◆ What the task asks ◆
From the entries below, copy every line holding the word "chart".

***

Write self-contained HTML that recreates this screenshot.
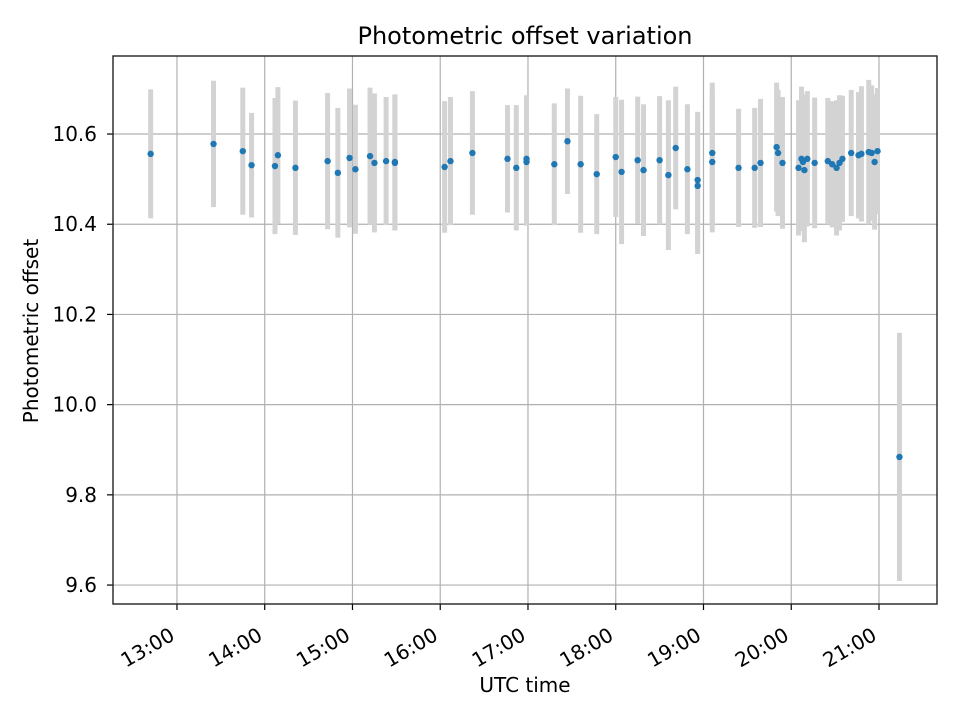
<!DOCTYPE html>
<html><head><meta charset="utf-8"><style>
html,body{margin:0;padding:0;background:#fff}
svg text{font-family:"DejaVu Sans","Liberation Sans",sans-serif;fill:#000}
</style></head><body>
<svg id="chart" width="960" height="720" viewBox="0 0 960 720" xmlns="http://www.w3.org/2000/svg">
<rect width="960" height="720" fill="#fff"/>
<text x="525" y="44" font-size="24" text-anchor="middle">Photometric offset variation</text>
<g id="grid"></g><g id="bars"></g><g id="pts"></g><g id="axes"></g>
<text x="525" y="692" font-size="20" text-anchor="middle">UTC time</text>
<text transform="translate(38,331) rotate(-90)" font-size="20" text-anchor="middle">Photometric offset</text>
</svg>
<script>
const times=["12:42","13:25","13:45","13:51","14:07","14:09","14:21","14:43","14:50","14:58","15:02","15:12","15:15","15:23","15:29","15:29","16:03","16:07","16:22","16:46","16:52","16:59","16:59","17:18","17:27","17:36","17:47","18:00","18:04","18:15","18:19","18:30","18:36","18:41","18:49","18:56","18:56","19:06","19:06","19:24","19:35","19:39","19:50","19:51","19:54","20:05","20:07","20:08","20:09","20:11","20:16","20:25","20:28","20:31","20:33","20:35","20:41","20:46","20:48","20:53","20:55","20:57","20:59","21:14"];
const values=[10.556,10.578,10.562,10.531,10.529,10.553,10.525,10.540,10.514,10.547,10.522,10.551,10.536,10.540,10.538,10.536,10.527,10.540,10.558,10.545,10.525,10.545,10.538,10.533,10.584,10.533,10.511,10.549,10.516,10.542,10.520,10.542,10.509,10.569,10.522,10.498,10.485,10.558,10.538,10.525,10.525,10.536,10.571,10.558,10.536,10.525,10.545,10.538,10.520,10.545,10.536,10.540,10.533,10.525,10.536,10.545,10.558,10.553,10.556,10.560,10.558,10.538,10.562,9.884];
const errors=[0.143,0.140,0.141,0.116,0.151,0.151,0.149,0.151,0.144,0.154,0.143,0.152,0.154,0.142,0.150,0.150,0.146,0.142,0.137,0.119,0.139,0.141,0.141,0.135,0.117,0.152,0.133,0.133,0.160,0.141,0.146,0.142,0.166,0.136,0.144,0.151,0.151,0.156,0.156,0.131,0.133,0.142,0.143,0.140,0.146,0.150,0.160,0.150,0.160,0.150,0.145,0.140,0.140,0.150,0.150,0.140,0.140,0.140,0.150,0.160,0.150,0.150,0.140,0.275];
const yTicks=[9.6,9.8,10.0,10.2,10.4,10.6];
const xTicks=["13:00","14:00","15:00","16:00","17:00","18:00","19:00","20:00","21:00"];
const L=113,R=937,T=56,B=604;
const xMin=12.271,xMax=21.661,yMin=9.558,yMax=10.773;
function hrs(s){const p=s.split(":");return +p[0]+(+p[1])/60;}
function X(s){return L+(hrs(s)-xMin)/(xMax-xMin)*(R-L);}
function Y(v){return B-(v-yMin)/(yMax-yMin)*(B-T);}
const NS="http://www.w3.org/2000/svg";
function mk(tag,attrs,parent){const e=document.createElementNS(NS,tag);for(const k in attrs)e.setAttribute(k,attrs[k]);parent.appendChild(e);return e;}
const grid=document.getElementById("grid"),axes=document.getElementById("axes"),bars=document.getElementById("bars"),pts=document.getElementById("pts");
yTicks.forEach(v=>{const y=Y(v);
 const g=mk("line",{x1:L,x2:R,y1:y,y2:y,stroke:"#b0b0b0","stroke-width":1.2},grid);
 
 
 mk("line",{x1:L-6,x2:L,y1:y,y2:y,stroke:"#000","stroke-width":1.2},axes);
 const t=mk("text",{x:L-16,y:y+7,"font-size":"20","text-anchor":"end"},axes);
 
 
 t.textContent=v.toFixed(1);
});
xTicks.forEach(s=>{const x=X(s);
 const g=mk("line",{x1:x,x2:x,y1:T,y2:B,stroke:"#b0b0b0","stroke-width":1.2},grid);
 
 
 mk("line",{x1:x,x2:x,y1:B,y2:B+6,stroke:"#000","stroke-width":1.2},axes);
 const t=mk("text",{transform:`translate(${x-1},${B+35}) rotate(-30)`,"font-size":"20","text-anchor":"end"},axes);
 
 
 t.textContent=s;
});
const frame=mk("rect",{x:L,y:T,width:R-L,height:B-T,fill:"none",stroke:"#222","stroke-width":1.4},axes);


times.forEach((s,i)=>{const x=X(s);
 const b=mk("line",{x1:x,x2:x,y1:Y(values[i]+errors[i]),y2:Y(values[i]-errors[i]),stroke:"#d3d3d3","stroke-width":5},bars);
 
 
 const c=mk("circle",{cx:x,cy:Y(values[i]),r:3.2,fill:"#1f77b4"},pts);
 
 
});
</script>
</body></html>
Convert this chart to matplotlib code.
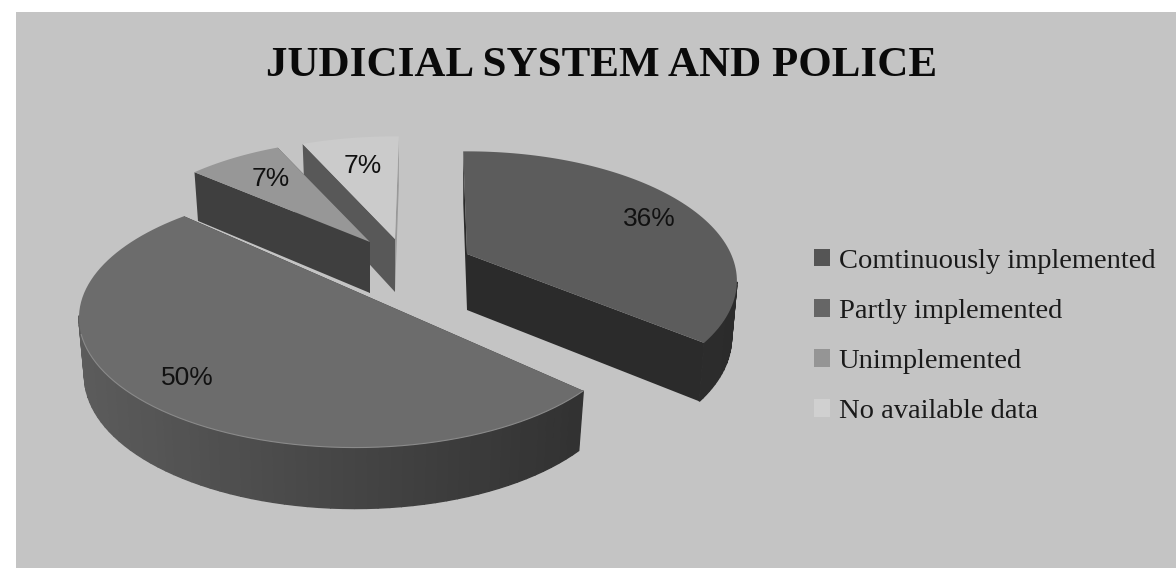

***

◆ Answer in full ◆
<svg id="chart" width="960" height="720" viewBox="0 0 960 720" xmlns="http://www.w3.org/2000/svg">
Convert this chart to matplotlib code.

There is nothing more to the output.